Leave the pictures out and retype the lines from the beginning through the line with "import matplotlib.pyplot as plt", both ends included.

============================================================

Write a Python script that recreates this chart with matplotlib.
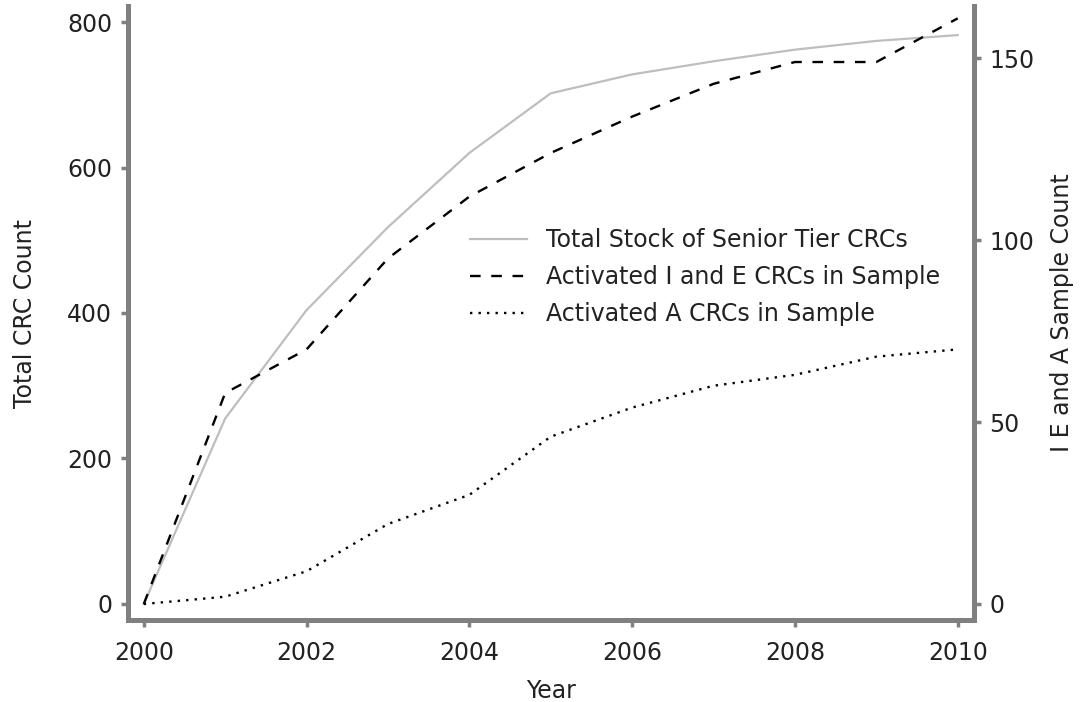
import matplotlib
matplotlib.use("Agg")
import matplotlib.pyplot as plt

years = [2000, 2001, 2002, 2003, 2004, 2005, 2006, 2007, 2008, 2009, 2010]
total_stock = [0, 255, 404, 518, 620, 702, 728, 746, 762, 774, 782]
ie_sample = [0, 58, 70, 95, 112, 124, 134, 143, 149, 149, 161]
a_sample = [0, 2, 9, 22, 30, 46, 54, 60, 63, 68, 70]

x_ticks = [2000, 2002, 2004, 2006, 2008, 2010]
left_ticks = [0, 200, 400, 600, 800]
right_ticks = [0, 50, 100, 150]

labels = ["Total Stock of Senior Tier CRCs",
          "Activated I and E CRCs in Sample",
          "Activated A CRCs in Sample"]

plt.rcParams['font.family'] = ['DejaVu Sans']
FS = 17
spine_col = "#808080"
txt_col = "#222222"

fig = plt.figure(figsize=(10.84, 7.02), dpi=100)
ax = fig.add_axes([127.5/1084, (702-620)/702, (974-127.5)/1084, (620-6)/702])
ax2 = ax.twinx()

l1, = ax.plot(years, total_stock, color="#bebebe", lw=1.6, solid_joinstyle='round')
l2, = ax2.plot(years, ie_sample, color="black", lw=1.7, dashes=(4.5, 4.5))
l3, = ax2.plot(years, a_sample, color="black", lw=1.7, dashes=(1.0, 2.6))

ax.set_xlim(1999.8, 2010.2)
ax.set_ylim(-22, 822)
ax2.set_ylim(-22/5, 822/5)

ax.set_xticks(x_ticks)
ax.set_yticks(left_ticks)
ax2.set_yticks(right_ticks)

for a in (ax, ax2):
    for s in a.spines.values():
        s.set_visible(False)
    a.tick_params(colors=spine_col, labelcolor=txt_col, labelsize=FS,
                  width=2.5, length=5)
ax.spines['left'].set_visible(True)
ax.spines['bottom'].set_visible(True)
ax2.spines['right'].set_visible(True)
for s in (ax.spines['left'], ax.spines['bottom'], ax2.spines['right']):
    s.set_color(spine_col)
    s.set_linewidth(3.6)
    s.set_capstyle('projecting')

ax.tick_params(axis='x', pad=10)
ax.tick_params(axis='y', pad=6)
ax2.tick_params(axis='y', pad=6)
ax.set_xlabel("Year", fontsize=FS, labelpad=10, color=txt_col)
ax.set_ylabel("Total CRC Count", fontsize=FS, labelpad=22, color=txt_col)
ax2.set_ylabel("I E and A Sample Count", fontsize=FS, labelpad=11, color=txt_col)

leg = ax2.legend([l1, l2, l3], labels, loc='center left',
                 bbox_to_anchor=(470/1084, (702-277)/702),
                 bbox_transform=fig.transFigure,
                 frameon=False, fontsize=FS, handlelength=2.4,
                 handletextpad=0.8, labelspacing=0.55, borderpad=0,
                 borderaxespad=0)
for t in leg.get_texts():
    t.set_color(txt_col)

fig.savefig("out.png", dpi=100)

============================================================

Output:
Write a Python script that recreates this chart with matplotlib.
import matplotlib
matplotlib.use("Agg")
import matplotlib.pyplot as plt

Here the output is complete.